L'expert précise que les équipements du supermarché fonctionnent quasiment en permanence, soit plus de 8 heures par jour, ce qui ne permet pas d'ajouter de correction acoustique sur l'émergence sonore maximale globale tolérée, tel que précisé dans le décret n° 2006-1099 du 31 août 2006 relatif à la lutte contre les bruits de voisinage modifiant le code de la santé publique, que la cause des dépassements mesurés au point n° 2 en période nocturne provient des tours de refroidissement du supermarché lorsque la mesure est réalisée à proximité de la source (7 mètres) mais qu'il n'y a pas de dépassement relevé si on se positionne depuis l'habitation des époux [Z]. De plus ces dépassements sont conformes à la norme en zone réglementée.

L'expert précise que pour mémoire, les valeurs limites de l'émergence sont normalement de 5 dB(A) en période diurne (de 7 heures à 22 heures) et de 3 dB(A) en période nocturne (de 22 heures à 7 heures).

L'expert a répondu aux observations du conseil de M. et Mme [Z] de manière motivée, en expliquant notamment que l'appareil de mesure est calibré pour mesurer en continu et signaler tout dépassement de la pression sonore dans la durée et que tout n'a pas été repris pour faciliter la lecture des tableaux.

M. et Mme [Z] prétendent que l'expert a fait une confusion entre l'arrêté du 13 janvier 1997 qui traite spécifiquement les ICPE et les bruits de voisinage qui concernent le présent litige, objet de l'expertise, qui dépendent du décret 2017-1244 en général et plus précisément dans les articles R. 1336-4 à 13.
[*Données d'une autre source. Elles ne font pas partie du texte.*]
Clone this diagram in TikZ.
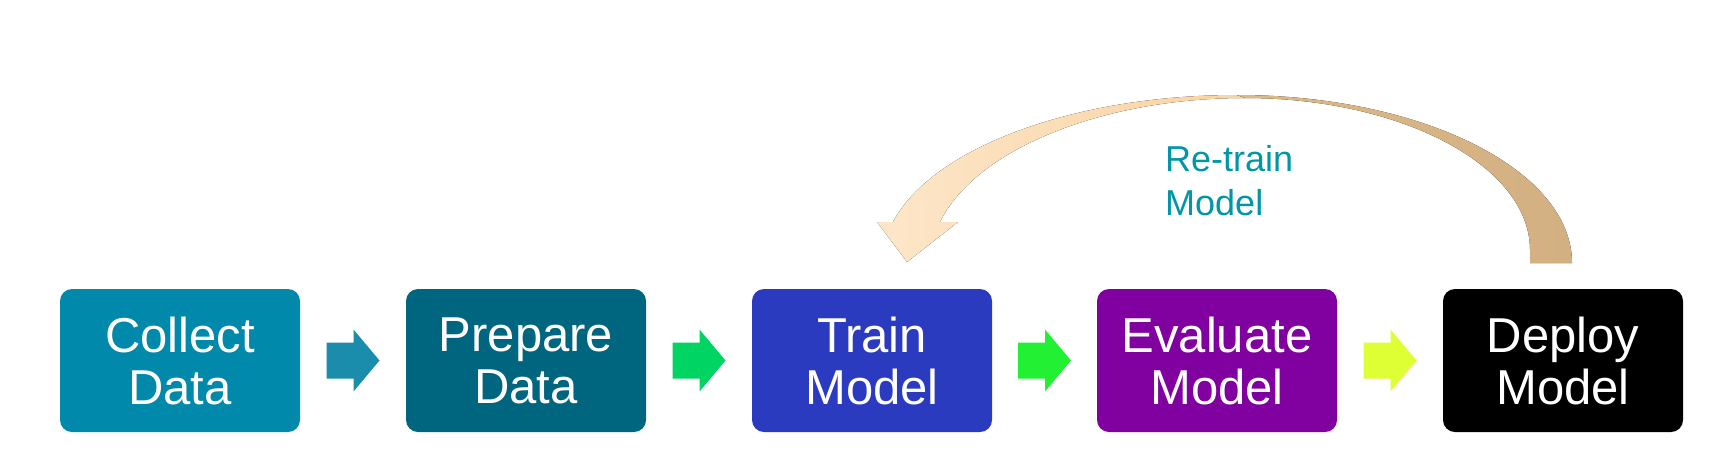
\documentclass[tikz,border=0pt]{standalone}
\usepackage{fontspec}
\setmainfont{Liberation Sans}
\usetikzlibrary{calc}
\definecolor{cCollect}{HTML}{0089AA}
\definecolor{cPrepare}{HTML}{006680}
\definecolor{cTrain}{HTML}{2B3BC0}
\definecolor{cEval}{HTML}{8000A0}
\definecolor{cDeploy}{HTML}{000000}
\definecolor{aOne}{HTML}{1A8DAD}
\definecolor{aTwo}{HTML}{00D462}
\definecolor{aThree}{HTML}{22F032}
\definecolor{aFour}{HTML}{DDFF33}
\definecolor{cLabel}{HTML}{0096A8}
\definecolor{peachLight}{HTML}{FDE6C9}
\definecolor{peachMid}{HTML}{F9D3A2}
\definecolor{tanA}{HTML}{DDB985}
\definecolor{tanB}{HTML}{D2B082}
\newcommand\flowarrow[3]{%
  \fill[#3] ($(#1.east)!0.5!(#2.west)+(-26.5,-18)$) -- ++(27,0) -- ++(0,-13)
    -- ++(26,31) -- ++(-26,31) -- ++(0,-13) -- ++(-27,0) -- cycle;}
\begin{document}
\begin{tikzpicture}[x=1pt,y=-1pt,
  stepbox/.style={rounded corners=12pt, minimum width=240pt, minimum height=143pt,
    inner sep=0pt, text=white, align=center, font=\fontsize{49}{52}\selectfont}]
\useasboundingbox[fill=white] (0,0) rectangle (1720,459);
% boxes
\node[stepbox, fill=cCollect] (collect)  at (180,360.5)  {Collect\\Data};
\node[stepbox, fill=cPrepare] (prepare)  at (526,360.5)  {Prepare\\Data};
\node[stepbox, fill=cTrain]   (train)    at (872,360.5)  {Train\\Model};
\node[stepbox, fill=cEval]    (evaluate) at (1217,360.5) {Evaluate\\Model};
\node[stepbox, fill=cDeploy]  (deploy)   at (1563,360.5) {Deploy\\Model};
% block arrows
\flowarrow{collect}{prepare}{aOne}
\flowarrow{prepare}{train}{aTwo}
\flowarrow{train}{evaluate}{aThree}
\flowarrow{evaluate}{deploy}{aFour}
% curved re-train arrow
\coordinate (otop) at (1237,95);
\coordinate (itop) at (1245,98);
\coordinate (rend) at (1572,263);
\coordinate (rin)  at (1530,263);
\coordinate (tip)  at (907,262);
% left (light) half with head
\fill[left color=peachLight, right color=peachMid]
  (otop) .. controls (1074,95) and (932,148) .. (893,222)
  -- (877,222) -- (tip) -- (958,222) -- (940,222)
  .. controls (975,150) and (1101,98) .. (itop) -- cycle;
% right (tan) half
\fill[left color=tanA, right color=tanB]
  (otop) .. controls (1422,95) and (1572,170) .. (rend)
  -- (rin) -- (1530,250) .. controls (1530,166) and (1402,98) .. (itop) -- cycle;
% label
\node[anchor=north west, inner sep=0pt, align=left, text=cLabel,
  font=\fontsize{36}{44}\selectfont] (retrain) at (1165,145) {Re-train\\Model};
\end{tikzpicture}
\end{document}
Il est vérifié, et l'expert a répondu en ce sens, qu'il n'a pas été fait référence à l'arrêté du 13 janvier 1997, mais aux dispositions codifiées, depuis la modification du décret n° 2017-1244 du 7 août 2017, aux articles R. 1336-4 à R. 1336-13 du code de la santé publique, qui contiennent les valeurs limites de l'émergence retenues par l'expert dans son analyse, sans appliquer de pondération dans le cas d'espèce, comme prévu par le code.
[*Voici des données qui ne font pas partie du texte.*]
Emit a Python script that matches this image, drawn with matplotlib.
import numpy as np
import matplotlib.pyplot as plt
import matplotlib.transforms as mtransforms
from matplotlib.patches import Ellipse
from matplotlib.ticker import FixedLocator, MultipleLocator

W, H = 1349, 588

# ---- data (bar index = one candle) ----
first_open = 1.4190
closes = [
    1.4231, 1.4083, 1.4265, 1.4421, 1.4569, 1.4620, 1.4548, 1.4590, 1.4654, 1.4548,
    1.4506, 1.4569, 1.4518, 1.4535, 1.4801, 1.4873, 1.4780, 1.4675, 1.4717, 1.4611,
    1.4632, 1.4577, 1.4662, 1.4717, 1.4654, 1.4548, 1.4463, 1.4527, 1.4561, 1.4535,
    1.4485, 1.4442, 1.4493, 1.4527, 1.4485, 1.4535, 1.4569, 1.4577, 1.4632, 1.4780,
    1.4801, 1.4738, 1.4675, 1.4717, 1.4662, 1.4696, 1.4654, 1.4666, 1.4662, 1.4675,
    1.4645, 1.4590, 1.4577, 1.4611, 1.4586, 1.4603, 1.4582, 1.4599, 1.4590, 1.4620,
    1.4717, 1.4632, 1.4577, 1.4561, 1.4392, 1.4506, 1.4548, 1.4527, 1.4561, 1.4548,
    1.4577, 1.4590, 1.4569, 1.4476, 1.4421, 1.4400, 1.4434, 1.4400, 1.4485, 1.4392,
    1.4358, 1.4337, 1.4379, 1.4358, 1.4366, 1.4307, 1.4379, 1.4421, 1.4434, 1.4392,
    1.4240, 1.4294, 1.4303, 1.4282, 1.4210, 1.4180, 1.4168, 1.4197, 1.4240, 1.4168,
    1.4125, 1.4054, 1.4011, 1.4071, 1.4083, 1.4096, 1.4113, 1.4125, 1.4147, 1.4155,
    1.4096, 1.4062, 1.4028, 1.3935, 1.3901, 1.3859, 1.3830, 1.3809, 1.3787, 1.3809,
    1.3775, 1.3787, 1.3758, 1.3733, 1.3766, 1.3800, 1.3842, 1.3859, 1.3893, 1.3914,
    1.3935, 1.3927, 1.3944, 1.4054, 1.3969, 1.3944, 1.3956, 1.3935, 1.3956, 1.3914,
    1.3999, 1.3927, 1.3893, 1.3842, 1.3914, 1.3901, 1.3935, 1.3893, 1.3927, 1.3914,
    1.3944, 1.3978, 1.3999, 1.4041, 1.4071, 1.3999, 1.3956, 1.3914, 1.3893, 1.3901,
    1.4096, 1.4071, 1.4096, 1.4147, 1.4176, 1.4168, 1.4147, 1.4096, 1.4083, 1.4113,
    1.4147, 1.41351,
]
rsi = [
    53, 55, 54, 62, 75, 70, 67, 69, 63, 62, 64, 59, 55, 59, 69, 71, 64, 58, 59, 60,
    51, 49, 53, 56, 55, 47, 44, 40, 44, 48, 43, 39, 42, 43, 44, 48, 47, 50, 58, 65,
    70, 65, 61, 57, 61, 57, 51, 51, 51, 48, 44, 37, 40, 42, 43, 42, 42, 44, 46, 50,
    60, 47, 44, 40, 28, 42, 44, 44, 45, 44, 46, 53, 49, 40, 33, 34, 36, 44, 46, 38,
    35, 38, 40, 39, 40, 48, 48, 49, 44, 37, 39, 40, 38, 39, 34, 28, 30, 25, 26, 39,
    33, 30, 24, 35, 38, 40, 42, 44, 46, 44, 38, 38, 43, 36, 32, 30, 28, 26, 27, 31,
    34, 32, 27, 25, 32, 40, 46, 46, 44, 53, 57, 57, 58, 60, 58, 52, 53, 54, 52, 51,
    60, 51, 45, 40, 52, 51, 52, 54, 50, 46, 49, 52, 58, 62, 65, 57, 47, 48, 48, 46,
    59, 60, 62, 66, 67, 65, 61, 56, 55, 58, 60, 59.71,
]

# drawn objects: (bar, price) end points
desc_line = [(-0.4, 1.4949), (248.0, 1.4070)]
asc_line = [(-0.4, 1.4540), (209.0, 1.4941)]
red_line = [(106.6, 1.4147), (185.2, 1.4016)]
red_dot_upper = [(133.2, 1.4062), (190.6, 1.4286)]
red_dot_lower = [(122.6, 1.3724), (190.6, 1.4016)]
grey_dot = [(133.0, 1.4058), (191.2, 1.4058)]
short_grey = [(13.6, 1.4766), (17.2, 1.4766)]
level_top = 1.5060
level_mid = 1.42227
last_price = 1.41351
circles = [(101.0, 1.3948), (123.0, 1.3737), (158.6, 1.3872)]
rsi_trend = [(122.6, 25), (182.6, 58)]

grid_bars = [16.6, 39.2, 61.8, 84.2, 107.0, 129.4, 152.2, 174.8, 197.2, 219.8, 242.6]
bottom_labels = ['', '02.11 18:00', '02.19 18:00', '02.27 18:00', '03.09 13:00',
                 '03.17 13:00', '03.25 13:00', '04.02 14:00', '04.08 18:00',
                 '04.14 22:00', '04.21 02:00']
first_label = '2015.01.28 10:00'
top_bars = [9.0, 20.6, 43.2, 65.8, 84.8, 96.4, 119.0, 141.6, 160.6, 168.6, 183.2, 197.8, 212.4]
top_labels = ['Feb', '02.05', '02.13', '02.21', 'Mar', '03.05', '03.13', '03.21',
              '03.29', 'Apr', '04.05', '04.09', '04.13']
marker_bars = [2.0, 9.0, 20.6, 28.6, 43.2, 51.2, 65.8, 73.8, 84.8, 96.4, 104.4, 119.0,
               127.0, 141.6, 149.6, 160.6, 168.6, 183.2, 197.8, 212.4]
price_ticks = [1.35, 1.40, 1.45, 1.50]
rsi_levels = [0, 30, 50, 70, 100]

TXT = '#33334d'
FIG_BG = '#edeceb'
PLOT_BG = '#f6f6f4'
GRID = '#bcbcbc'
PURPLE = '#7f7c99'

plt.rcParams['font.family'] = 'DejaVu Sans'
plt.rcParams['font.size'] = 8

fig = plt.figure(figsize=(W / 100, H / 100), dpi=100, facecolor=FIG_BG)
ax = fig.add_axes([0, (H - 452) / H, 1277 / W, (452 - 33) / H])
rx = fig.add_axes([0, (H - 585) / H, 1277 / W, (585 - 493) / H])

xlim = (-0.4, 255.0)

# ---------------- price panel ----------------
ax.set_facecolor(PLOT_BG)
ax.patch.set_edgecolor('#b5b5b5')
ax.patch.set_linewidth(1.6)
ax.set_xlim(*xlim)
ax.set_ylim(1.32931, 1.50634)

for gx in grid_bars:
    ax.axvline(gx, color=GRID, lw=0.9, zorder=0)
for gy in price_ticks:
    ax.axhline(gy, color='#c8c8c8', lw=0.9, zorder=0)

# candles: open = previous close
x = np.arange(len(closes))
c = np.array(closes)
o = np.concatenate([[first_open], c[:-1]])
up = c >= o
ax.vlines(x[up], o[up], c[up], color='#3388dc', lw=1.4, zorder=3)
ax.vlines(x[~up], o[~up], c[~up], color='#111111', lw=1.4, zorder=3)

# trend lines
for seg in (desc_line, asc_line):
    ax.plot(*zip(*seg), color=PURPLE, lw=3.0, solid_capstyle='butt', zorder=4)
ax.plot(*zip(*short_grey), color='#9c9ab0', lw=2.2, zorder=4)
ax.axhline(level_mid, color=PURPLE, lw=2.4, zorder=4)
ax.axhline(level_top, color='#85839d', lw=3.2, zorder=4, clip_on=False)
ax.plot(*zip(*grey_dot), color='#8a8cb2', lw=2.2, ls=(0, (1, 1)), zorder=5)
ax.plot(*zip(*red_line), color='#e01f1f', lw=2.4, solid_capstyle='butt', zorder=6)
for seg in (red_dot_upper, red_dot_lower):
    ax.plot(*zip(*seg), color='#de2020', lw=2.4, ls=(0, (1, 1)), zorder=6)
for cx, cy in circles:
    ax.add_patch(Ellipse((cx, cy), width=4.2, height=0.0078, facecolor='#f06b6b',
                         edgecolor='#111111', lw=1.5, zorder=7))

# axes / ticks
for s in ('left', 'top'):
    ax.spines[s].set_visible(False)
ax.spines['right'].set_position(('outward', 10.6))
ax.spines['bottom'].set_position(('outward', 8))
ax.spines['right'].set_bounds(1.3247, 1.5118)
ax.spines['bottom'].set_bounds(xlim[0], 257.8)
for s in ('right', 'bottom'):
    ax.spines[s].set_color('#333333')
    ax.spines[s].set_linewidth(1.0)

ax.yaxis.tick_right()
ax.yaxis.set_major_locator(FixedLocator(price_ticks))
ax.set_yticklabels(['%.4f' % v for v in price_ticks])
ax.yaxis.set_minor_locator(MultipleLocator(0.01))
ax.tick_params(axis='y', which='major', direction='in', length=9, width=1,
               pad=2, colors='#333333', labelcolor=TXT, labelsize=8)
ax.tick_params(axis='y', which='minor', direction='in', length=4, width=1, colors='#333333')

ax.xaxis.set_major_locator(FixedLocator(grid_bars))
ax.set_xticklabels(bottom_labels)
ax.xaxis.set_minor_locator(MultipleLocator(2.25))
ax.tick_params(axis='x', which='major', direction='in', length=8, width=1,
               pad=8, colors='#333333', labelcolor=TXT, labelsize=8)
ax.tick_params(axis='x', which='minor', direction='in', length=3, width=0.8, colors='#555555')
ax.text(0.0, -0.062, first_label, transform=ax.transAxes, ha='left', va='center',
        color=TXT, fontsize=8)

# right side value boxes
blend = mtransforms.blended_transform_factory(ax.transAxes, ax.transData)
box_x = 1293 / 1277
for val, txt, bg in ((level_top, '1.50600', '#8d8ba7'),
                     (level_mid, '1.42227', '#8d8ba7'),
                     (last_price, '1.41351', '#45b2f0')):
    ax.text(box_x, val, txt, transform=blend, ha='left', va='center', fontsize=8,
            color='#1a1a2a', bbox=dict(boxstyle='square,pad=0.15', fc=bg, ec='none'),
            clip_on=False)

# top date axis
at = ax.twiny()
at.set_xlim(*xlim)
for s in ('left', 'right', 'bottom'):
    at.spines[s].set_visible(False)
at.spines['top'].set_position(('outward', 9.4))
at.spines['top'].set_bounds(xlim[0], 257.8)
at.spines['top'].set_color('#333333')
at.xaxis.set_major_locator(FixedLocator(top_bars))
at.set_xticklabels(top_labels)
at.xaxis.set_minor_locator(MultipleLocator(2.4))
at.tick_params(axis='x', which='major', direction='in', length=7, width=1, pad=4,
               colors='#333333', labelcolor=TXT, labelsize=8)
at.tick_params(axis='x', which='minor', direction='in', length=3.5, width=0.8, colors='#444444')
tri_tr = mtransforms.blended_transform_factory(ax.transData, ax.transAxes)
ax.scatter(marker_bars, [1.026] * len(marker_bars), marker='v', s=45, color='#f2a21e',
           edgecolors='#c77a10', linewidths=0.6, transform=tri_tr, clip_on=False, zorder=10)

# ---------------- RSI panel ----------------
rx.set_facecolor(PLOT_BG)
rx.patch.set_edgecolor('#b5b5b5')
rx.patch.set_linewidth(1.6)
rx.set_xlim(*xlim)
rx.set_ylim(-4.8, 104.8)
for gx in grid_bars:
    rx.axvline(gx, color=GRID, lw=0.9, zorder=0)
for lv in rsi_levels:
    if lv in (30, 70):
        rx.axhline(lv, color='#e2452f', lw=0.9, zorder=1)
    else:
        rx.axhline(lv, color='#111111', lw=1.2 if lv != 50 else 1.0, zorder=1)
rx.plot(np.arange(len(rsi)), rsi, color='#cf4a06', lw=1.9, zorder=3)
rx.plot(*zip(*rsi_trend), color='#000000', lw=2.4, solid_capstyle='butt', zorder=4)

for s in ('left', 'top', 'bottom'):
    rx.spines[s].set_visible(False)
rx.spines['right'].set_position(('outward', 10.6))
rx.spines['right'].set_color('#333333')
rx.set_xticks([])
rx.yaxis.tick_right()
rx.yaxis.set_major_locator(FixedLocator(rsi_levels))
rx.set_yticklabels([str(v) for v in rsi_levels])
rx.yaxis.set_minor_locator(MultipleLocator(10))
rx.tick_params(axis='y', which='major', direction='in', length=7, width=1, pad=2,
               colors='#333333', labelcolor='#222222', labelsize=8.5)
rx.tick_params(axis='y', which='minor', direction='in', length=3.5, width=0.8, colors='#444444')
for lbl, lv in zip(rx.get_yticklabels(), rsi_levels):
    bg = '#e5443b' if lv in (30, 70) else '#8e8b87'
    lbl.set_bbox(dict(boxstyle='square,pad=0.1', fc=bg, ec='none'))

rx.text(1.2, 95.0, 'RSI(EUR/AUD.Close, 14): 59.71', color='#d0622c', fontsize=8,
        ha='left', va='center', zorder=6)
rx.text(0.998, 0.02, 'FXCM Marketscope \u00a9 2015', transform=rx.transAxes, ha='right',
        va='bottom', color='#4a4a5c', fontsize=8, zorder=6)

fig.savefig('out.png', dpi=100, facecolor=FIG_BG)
M. et Mme [Z], qui ne produisent pas d'élément technique de nature à contredire les conclusions de l'expert ou à mettre en évidence des insuffisances, ne peuvent qu'être déboutés de leur demande de complément d'expertise.
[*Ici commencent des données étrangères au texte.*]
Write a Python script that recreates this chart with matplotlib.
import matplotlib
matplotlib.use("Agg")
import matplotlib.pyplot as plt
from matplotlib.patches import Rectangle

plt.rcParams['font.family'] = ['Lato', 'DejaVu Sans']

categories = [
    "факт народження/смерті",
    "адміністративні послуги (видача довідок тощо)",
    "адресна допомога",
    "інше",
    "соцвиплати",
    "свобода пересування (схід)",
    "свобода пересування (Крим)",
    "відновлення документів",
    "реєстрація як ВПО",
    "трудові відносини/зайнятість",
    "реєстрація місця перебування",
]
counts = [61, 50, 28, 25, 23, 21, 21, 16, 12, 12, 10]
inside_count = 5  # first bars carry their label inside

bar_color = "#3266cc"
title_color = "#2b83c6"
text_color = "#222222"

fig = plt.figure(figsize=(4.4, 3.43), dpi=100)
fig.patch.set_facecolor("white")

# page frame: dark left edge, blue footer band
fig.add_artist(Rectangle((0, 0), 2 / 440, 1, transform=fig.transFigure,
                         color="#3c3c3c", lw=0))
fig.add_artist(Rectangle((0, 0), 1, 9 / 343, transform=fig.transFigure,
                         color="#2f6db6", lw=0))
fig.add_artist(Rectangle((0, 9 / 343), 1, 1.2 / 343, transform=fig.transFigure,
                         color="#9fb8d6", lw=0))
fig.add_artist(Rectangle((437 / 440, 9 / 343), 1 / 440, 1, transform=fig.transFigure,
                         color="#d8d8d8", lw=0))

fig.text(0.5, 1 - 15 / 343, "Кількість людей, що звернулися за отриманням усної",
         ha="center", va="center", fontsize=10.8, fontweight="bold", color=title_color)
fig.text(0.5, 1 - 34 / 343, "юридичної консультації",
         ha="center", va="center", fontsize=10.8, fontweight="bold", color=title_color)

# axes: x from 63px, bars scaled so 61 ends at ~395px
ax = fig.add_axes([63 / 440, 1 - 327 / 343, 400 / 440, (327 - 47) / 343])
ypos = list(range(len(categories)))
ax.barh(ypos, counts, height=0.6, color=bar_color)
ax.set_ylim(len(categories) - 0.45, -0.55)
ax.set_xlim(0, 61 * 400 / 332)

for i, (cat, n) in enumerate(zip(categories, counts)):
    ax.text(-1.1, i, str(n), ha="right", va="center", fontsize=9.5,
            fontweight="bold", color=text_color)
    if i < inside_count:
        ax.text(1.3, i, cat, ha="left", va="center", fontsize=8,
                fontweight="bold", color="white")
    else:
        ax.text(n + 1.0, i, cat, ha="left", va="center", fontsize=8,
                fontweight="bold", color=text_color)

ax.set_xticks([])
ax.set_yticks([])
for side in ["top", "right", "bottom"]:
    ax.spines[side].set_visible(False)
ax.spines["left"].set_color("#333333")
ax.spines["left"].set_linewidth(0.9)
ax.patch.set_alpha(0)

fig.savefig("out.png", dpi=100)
Il doit être conclu que M. et Mme [Z] ne démontrent pas subir des nuisances sonores excédant les prescriptions légales et réglementaires.

La modification en extension de la plage horaire d'ouverture, n'a pas d'impact sur les nuisances sonores dès lors que l'expert judiciaire a relevé que les équipements du supermarché fonctionnent quasiment en permanence, en respectant la réglementation sur les émergences sonores maximale autorisées.

M. et Mme [Z] seront donc déboutés de leur demande au titre des nuisances sonores.

Sur la dégradation de la clôture

M. et Mme [Z] soutiennent que :

- le grillage est complétement détruit à cause des chocs de véhicules,

- le grillage est également fortement dégradé en zone 2, du fait que la société Lijak entrepose de nombreux objets sur cette clôture et a rendu l'endroit insalubre.

Sont versés aux débats :

- le procès-verbal de constat d'huissier du 29 juin 2017 établi à la requête de M. et Mme [Z], aux termes duquel la clôture grillagée coté Ouest appartenant aux requérants, est décrite comme présentant un grillage et des piquets fortement défoncés et dégradés par le stockage de différents matériels et objets divers contre le grillage et les piquets métalliques, s'agissant de caisses en bois, étagères, palettes, caddys détériorés, un appareil électrique de nettoyage du sol référence IPC, résidus de rayonnages et autres, certains objets empiétant sur la propriété voisine ; y sont jointes des photographies, permettant de relever à l'arrière de cette clôture, côté [Z], la présence des arbres plantés en limite séparative élagués à hauteur prescrite par l'ordonnance de référé du 7 mars 2017,

- des photographies du grillage contre lequel ont été matérialisées, perpendiculairement, des places de stationnement, faisant apparaître un grillage penchant dangereusement en direction des places de stationnement ; de l'autre côté du grillage, de la végétation,

- le procès-verbal de constat d'huissier du 28 juin 2023 établi à la requête de la société Lijak, concernant la clôture située côté Nord-Est dans la partie réserve extérieure, déclarée mitoyenne par M. [T], président de la société Lijak, ainsi que l'état de la clôture mitoyenne située entre la parcelle [Adresse 8] et le parking réservé à la clientèle du magasin, dans laquelle poussent les végétaux plantés sur la parcelle [Adresse 8],

- le procès-verbal de constat d'huissier du 28 septembre 2023 établi à la requête de la société Lijak, concernant la même clôture mitoyenne entre la parcelle [Adresse 8] et le parking réservé à la clientèle du magasin, aux termes duquel la clôture fait « ventre » et tombe vers la parcelle de la requérante, l'huissier ayant noté que sur les dix piquets de clôture implantés, trois n'étant plus plantés au sol, les végétaux plantés sur la parcelle voisine, poussant et sortant du grillage par endroits.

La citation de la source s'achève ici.